UPDATE: TYT and BraveNewFilms is covering the filibuster live.

(Full transcript of above video below the fold)

Some of the telecoms might have been doing what they thought was good for the country. Some of them might simply have been doing what they thought would preserve their lucrative government contracts. We simply don’t know. But either way, it is not the role of telecommunications companies to decide which laws to follow and which to ignore. FISA is a law that was carefully developed over many years to give the Executive Branch the flexibility it needs, while protecting the rights of Americans. It is the companies’ legal duty—and their patriotic duty—to follow that law.

Nothing could be more dangerous for Americans’ privacy and liberty than to weaken that law, which is precisely what retroactive immunity is meant to do. Yesterday’s newspaper disclosed that in December of 2000, the National Security Agency sent the Bush Administration a report asserting that the Agency must become a “powerful, permanent presence” on America’s communications network. A “powerful, permanent presence” on America’s communications network. Under this Administration, that is exactly what the NSA has become. If the phone companies simply do the NSA’s bidding in violation of the law, they create a world in which Americans can never feel confident that their e-mails and phone calls aren’t being tapped by the government.

Finally, amnesty would stamp a congressional seal of approval on the Administration’s warrantless spying. If Congress immunizes the telecoms for past violations of the law, it will send the message that Congress approves what the Administration did. We would be aiding and abetting the President in his illegal actions, his contempt for the rule of law, and his attempt to hide his lawbreaking from the American people. Voting for amnesty would be a vote for silence, secrecy, and illegality. There would be no accountability, no justice, no lessons learned.

The damage won’t stop there. The telecommunications companies are not the only private entity enlisted by this Administration in its lawbreaking. Think about Blackwater and its brutal actions in Iraq, or the airlines that have flown CIA captives to be tortured in foreign countries. These companies may also be summoned to court one day to justify their actions. And when that day comes, the Administration may call yet again for retroactive immunity, claiming that the companies were only doing their patriotic duty as “partners” in fighting terrorism.

The debate we’re having now about telecom amnesty is not likely to be the last round in the Administration’s attempt to immunize its private partners. It’s only an opening round. In America, we should be striving to make more entities subject to the rule of law, not fewer. Giving in to the Administration now will start us down a path to a very dark place.

Think about what we’ve been hearing from the White House in this debate. The President has said that American lives will be sacrificed if Congress does not change FISA. But he has also said that he will veto any FISA bill that does not grant retroactive immunity.

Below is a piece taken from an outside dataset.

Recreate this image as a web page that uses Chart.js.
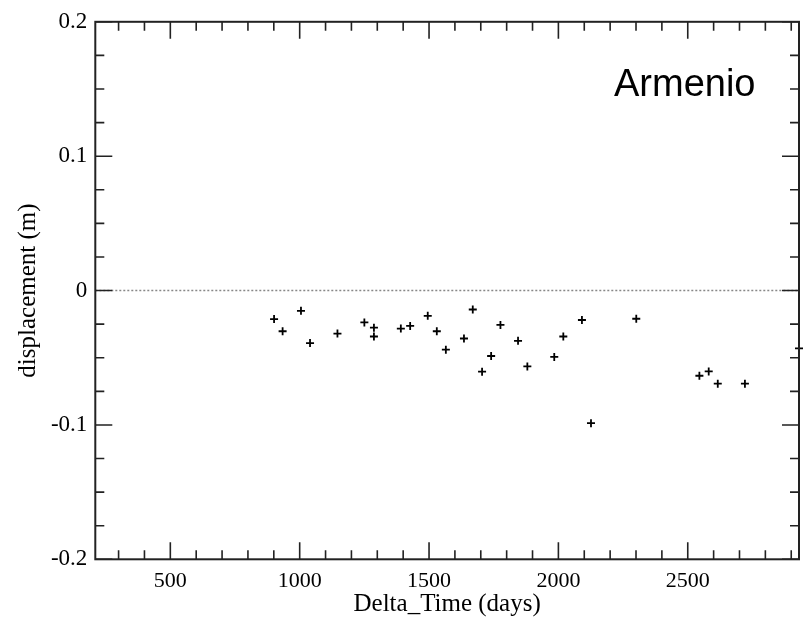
<!DOCTYPE html>
<html>
<head>
<meta charset="utf-8">
<script src="https://cdn.jsdelivr.net/npm/chart.js@4/dist/chart.umd.min.js"></script>
<style>
  body { margin: 0; background: #fff; }
  #wrap { width: 805px; height: 619px; position: relative; }
</style>
</head>
<body>
<div id="wrap"><canvas id="dispChart"></canvas></div>
<script>
// values (days, metres)
const deltaTime = [901, 934, 1005, 1040, 1146, 1250, 1287, 1287, 1391, 1427, 1495, 1530, 1565, 1635, 1669, 1705, 1740, 1776, 1844, 1880, 1984, 2019, 2091, 2126, 2301, 2545, 2581, 2616, 2721, 2930];
const displacement = [-0.0212, -0.0303, -0.0151, -0.0391, -0.0320, -0.0237, -0.0276, -0.0342, -0.0283, -0.0263, -0.0188, -0.0303, -0.0440, -0.0357, -0.0141, -0.0604, -0.0487, -0.0256, -0.0374, -0.0565, -0.0494, -0.0342, -0.0219, -0.0987, -0.0210, -0.0634, -0.0602, -0.0693, -0.0693, -0.0430];

const xTicks = [500, 1000, 1500, 2000, 2500];
const xTickLabels = ["500", "1000", "1500", "2000", "2500"];
const yTicks = [-0.2, -0.1, 0, 0.1, 0.2];
const yTickLabels = ["-0.2", "-0.1", "0", "0.1", "0.2"];
const xRange = [210, 2930];
const yRange = [-0.2, 0.2];
const stationName = "Armenio";

const points = deltaTime.map((t, i) => ({ x: t, y: displacement[i] }));
const serif = "'Liberation Serif', 'Times New Roman', serif";

// inward ticks on all four sides plus the frame, Grace style
const frameTicks = {
  id: "frameTicks",
  afterDatasetsDraw(chart) {
    const { ctx, chartArea: a, scales: { x, y } } = chart;
    ctx.save();
    ctx.strokeStyle = "#222";
    ctx.lineWidth = 1.6;
    ctx.beginPath();
    for (let v = 300; v <= xRange[1]; v += 100) {
      const px = x.getPixelForValue(v);
      const len = v % 500 === 0 ? 17 : 9;
      ctx.moveTo(px, a.bottom); ctx.lineTo(px, a.bottom - len);
      ctx.moveTo(px, a.top); ctx.lineTo(px, a.top + len);
    }
    for (let k = -8; k <= 8; k++) {
      const py = y.getPixelForValue(k * 0.025);
      const len = k % 4 === 0 ? 17 : 9;
      ctx.moveTo(a.left, py); ctx.lineTo(a.left + len, py);
      ctx.moveTo(a.right, py); ctx.lineTo(a.right - len, py);
    }
    ctx.stroke();
    ctx.lineWidth = 2;
    ctx.strokeRect(a.left, a.top, a.right - a.left, a.bottom - a.top);

    ctx.fillStyle = "#000";
    ctx.font = "38px 'Liberation Sans', Arial, sans-serif";
    ctx.textBaseline = "alphabetic";
    ctx.fillText(stationName, 614, 96);
    ctx.restore();
  }
};

new Chart(document.getElementById("dispChart"), {
  type: "scatter",
  data: {
    datasets: [
      {
        label: "zero",
        type: "line",
        data: [{ x: xRange[0], y: 0 }, { x: xRange[1], y: 0 }],
        borderColor: "#888",
        borderWidth: 1.5,
        borderDash: [2, 2],
        pointRadius: 0
      },
      {
        label: "displacement",
        data: points,
        pointStyle: "cross",
        pointRadius: 4,
        borderColor: "#000",
        backgroundColor: "#000",
        borderWidth: 1.8,
        clip: false
      }
    ]
  },
  options: {
    responsive: true,
    maintainAspectRatio: false,
    animation: false,
    layout: { padding: { top: 15.7, right: 6, bottom: 0, left: 0 } },
    plugins: { legend: { display: false }, tooltip: { enabled: false } },
    scales: {
      x: {
        type: "linear",
        min: xRange[0],
        max: xRange[1],
        afterBuildTicks: s => { s.ticks = xTicks.map(v => ({ value: v })); },
        afterFit: s => { s.height = 59.7; },
        grid: { display: false, drawTicks: false },
        border: { display: false },
        ticks: {
          color: "#000",
          padding: 9,
          maxRotation: 0,
          callback: (v, i) => xTickLabels[i],
          font: { family: serif, size: 22 }
        },
        title: {
          display: true,
          text: "Delta_Time (days)",
          color: "#000",
          padding: { top: 0, bottom: 0 },
          font: { family: serif, size: 25 }
        }
      },
      y: {
        type: "linear",
        min: yRange[0],
        max: yRange[1],
        afterBuildTicks: s => { s.ticks = yTicks.map(v => ({ value: v })); },
        afterFit: s => { s.width = 95.3; },
        grid: { display: false, drawTicks: false },
        border: { display: false },
        ticks: {
          color: "#000",
          padding: 8,
          callback: (v, i) => yTickLabels[i],
          font: { family: serif, size: 23 }
        },
        title: {
          display: true,
          text: "displacement (m)",
          color: "#000",
          padding: { top: 13, bottom: 0 },
          font: { family: serif, size: 25 }
        }
      }
    }
  },
  plugins: [frameTicks]
});
</script>
</body>
</html>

No immunity, no new FISA bill. So if we take the President at his word, he is willing to let Americans die to protect the phone companies. The President’s insistence on immunity as a precondition for any FISA reform is yet another example of his disrespect for honest dialogue and for the rule of law.

It’s painfully clear what the President’s request for retroactive immunity is really about. It’s a self-serving attempt to avoid legal and political accountability and keep the American public in the dark about this whole shameful episode. Like the CIA’s destruction of videotapes showing potentially criminal conduct, it’s a desperate attempt to erase the past.

The Senate should see this request for what it is, and reject it. We should pass this amendment to strike Title II from the FISA bill. Our focus should be on protecting national security, our fundamental liberties, and the rule of law—not protecting phone companies that knew they were breaking the law.